What's the big deal?

 

Writing is easy. Effective writing is hard. The benefits of branded content that is useful and engaging are well-known to editorial and marketing professionals. Creating it shouldn’t be left to someone who has other primary skills, like a pitcher who can also swing a bat. When you need a hit, it’s better to have a designated hitter. Pitchers pitch. Hitters hit.

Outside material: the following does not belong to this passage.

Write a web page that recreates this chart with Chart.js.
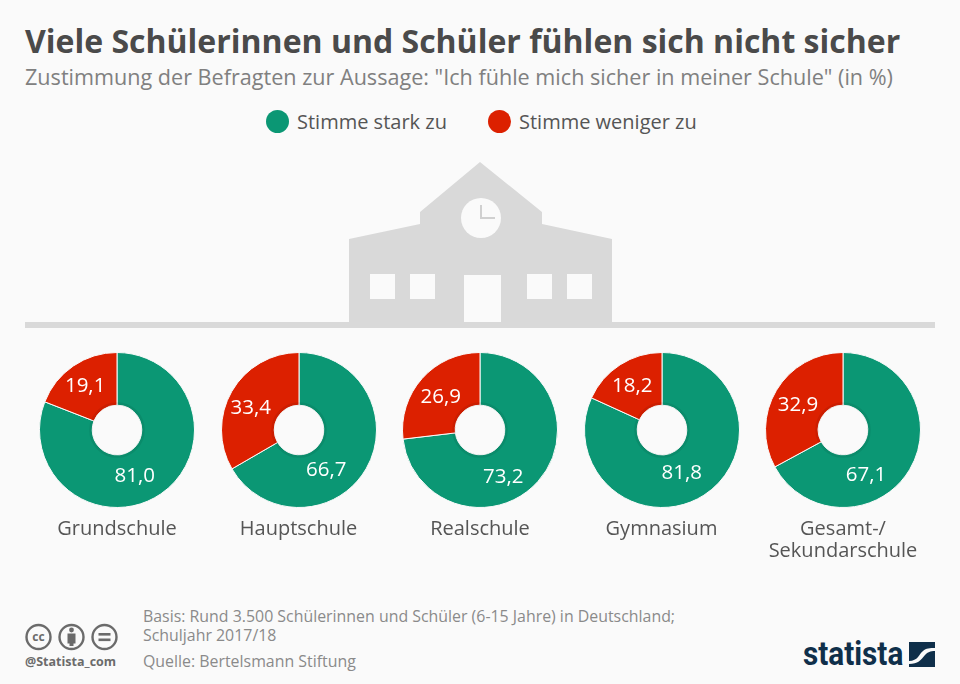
<!DOCTYPE html>
<html lang="de">
<head>
<meta charset="utf-8">
<title>Schule</title>
<script src="https://cdn.jsdelivr.net/npm/chart.js@4"></script>
<style>
    html, body { margin: 0; padding: 0; }
    body { width: 960px; height: 684px; background: #fafafa; position: relative; overflow: hidden; font-family: "Open Sans", sans-serif; }
    .abs { position: absolute; white-space: nowrap; }
    #title { left: 25px; top: 18px; font-size: 32px; line-height: 46px; font-weight: 700; color: #4a4a4a; }
    #subtitle { left: 25px; top: 62px; font-size: 21.6px; line-height: 30px; color: #808080; }
    .dot { position: absolute; width: 23px; height: 23px; border-radius: 50%; top: 110px; }
    .legend-text { top: 108px; font-size: 20px; line-height: 28px; color: #555; }
    .cat { top: 517px; width: 180px; text-align: center; font-size: 20px; line-height: 22px; color: #555; white-space: pre-line; }
    canvas { position: absolute; top: 340px; }
    .foot { left: 143px; font-size: 15.9px; line-height: 20px; color: #8a8a8a; }
    #handle { left: 25px; top: 654px; font-size: 12.5px; line-height: 16px; font-weight: 700; color: #6b6b6b; }
    #logo { left: 803px; top: 632px; font-family: "Roboto", sans-serif; font-size: 33px; line-height: 44px; font-weight: 700; color: #0f2f4a; transform: scaleX(0.9); transform-origin: left top; }
    svg { position: absolute; left: 0; top: 0; }
</style>
</head>
<body>
<svg width="960" height="684">
    <rect x="25" y="322" width="910" height="6" fill="#d9d9d9"/>
    <polygon points="349,328 349,239 420,224 420,212 480,162 542,212 542,224 612,239 612,328" fill="#d9d9d9"/>
    <circle cx="481" cy="218" r="20" fill="#fafafa"/>
    <path d="M481 205 V218 H495" fill="none" stroke="#d0d0d0" stroke-width="2"/>
    <g fill="#fafafa">
        <rect x="370" y="274" width="25" height="25"/>
        <rect x="410" y="274" width="25" height="25"/>
        <rect x="527" y="274" width="25" height="25"/>
        <rect x="567" y="274" width="25" height="25"/>
        <rect x="464" y="275" width="37" height="47"/>
    </g>
    <!-- cc icons -->
    <g fill="none" stroke="#6b6b6b" stroke-width="2.4">
        <circle cx="38.5" cy="637" r="12"/>
        <circle cx="71.5" cy="637" r="12"/>
        <circle cx="104.5" cy="637" r="12"/>
    </g>
    <text x="38.5" y="641" text-anchor="middle" font-family="Open Sans" font-size="12" font-weight="700" fill="#6b6b6b">cc</text>
    <circle cx="71.5" cy="630" r="2.4" fill="#6b6b6b"/>
    <rect x="67.5" y="633.5" width="8" height="10" fill="#6b6b6b"/>
    <rect x="69.5" y="640" width="4" height="6" fill="#6b6b6b"/>
    <rect x="98.5" y="633" width="12" height="2.6" fill="#6b6b6b"/>
    <rect x="98.5" y="638.5" width="12" height="2.6" fill="#6b6b6b"/>
    <!-- logo mark -->
    <rect x="909" y="642" width="26" height="25" fill="#0f2f4a"/>
    <path d="M909 661 C918 661 919 654 923 651 C926 648 930 648 935 648 V651 C930 651 928 652 925 655 C921 660 918 664 909 664 Z" fill="#fafafa"/>
</svg>

<div id="title" class="abs">Viele Schülerinnen und Schüler fühlen sich nicht sicher</div>
<div id="subtitle" class="abs">Zustimmung der Befragten zur Aussage: "Ich fühle mich sicher in meiner Schule" (in %)</div>

<div class="dot" style="left:266px;background:#0b9774"></div>
<div class="abs legend-text" id="leg0" style="left:297px"></div>
<div class="dot" style="left:488px;background:#dc2000"></div>
<div class="abs legend-text" id="leg1" style="left:519px"></div>

<div class="abs foot" style="top:606px">Basis: Rund 3.500 Schülerinnen und Schüler (6-15 Jahre) in Deutschland;</div>
<div class="abs foot" style="top:625px">Schuljahr 2017/18</div>
<div class="abs foot" style="top:651px">Quelle: Bertelsmann Stiftung</div>
<div id="handle" class="abs">@Statista_com</div>
<div id="logo" class="abs">statista</div>

<script>
const categories = ["Grundschule", "Hauptschule", "Realschule", "Gymnasium", "Gesamt-/\nSekundarschule"];
const seriesNames = ["Stimme stark zu", "Stimme weniger zu"];
const stark = [81.0, 66.7, 73.2, 81.8, 67.1];
const weniger = [19.1, 33.4, 26.9, 18.2, 32.9];

const colors = ["#0b9774", "#dc2000"];
const centerX = [117, 298.5, 480, 661.5, 843];
// shift of each value label away from the middle of its slice
const starkShift = [[-11, 4], [-17, 15], [-15, 13], [-8, 0], [-21, 19]];
const wenigerShift = [[-3, -2], [-4, 4], [-1, 1], [-2, -1], [-1, 1]];

seriesNames.forEach((name, i) => {
    document.getElementById("leg" + i).textContent = name;
});

const labelPlugin = {
    id: "sliceLabels",
    afterDatasetsDraw(chart) {
        const ctx = chart.ctx;
        const arcs = chart.getDatasetMeta(0).data;
        const idx = chart.options.plugins.sliceLabels.index;
        const shifts = [starkShift[idx], wenigerShift[idx]];

        // dark ring around the hole
        ctx.save();
        ctx.beginPath();
        ctx.arc(arcs[0].x, arcs[0].y, arcs[0].innerRadius + 1.5, 0, Math.PI * 2);
        ctx.strokeStyle = "rgba(0,0,0,0.07)";
        ctx.lineWidth = 3;
        ctx.stroke();

        ctx.fillStyle = "#fff";
        ctx.font = "20.5px 'Open Sans'";
        ctx.textAlign = "center";
        ctx.textBaseline = "middle";
        arcs.forEach((arc, j) => {
            const p = arc.tooltipPosition();
            const text = chart.data.datasets[0].data[j].toFixed(1).replace(".", ",");
            ctx.fillText(text, p.x + shifts[j][0], p.y + shifts[j][1]);
        });
        ctx.restore();
    }
};

categories.forEach((cat, i) => {
    const canvas = document.createElement("canvas");
    canvas.width = 180;
    canvas.height = 180;
    canvas.style.left = (centerX[i] - 90) + "px";
    document.body.appendChild(canvas);

    const label = document.createElement("div");
    label.className = "abs cat";
    label.style.left = (centerX[i] - 90) + "px";
    label.textContent = cat;
    document.body.appendChild(label);

    new Chart(canvas.getContext("2d"), {
        type: "doughnut",
        data: {
            labels: seriesNames,
            datasets: [{
                data: [stark[i], weniger[i]],
                backgroundColor: colors,
                borderColor: "#fafafa",
                borderWidth: 1
            }]
        },
        options: {
            responsive: false,
            animation: false,
            radius: 77.5,
            cutout: "32%",
            plugins: {
                legend: { display: false },
                tooltip: { enabled: false },
                sliceLabels: { index: i }
            }
        },
        plugins: [labelPlugin]
    });
});
</script>
</body>
</html>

Writers write.

I developed my writing, editing, research and interviewing skills during more than 20 years in journalism, particularly with one very good Pulitzer Prize-winning newspaper, the Providence Journal in Rhode Island.

Over time I’ve co-authored a book on investing entitled Investing Secrets of the Masters, which was published in five languages by McGraw-Hill (if you speak Mandarin I’ll get you a copy); worked with many Wall Street companies as a public relations writer; provided in-depth white papers for think tanks, taught business journalism at Boston University and Northeastern University; and opened my own writing shop.

I have undergraduate degrees from Boston College in communications and history and a master’s degree in journalism from The American University in Washington, D.C. If you’re looking for deeper background, I’m the same Bill Donovan that went to Arlington High School in Massachusetts. I'm unrelated, however, to Wild Bill Donovan, the World War II master spy or Wild Bill Donovan, a turn-of-the 20th century professional pitcher who once deliberately walked nine straight batters because he was mad at his manager (baseball card above).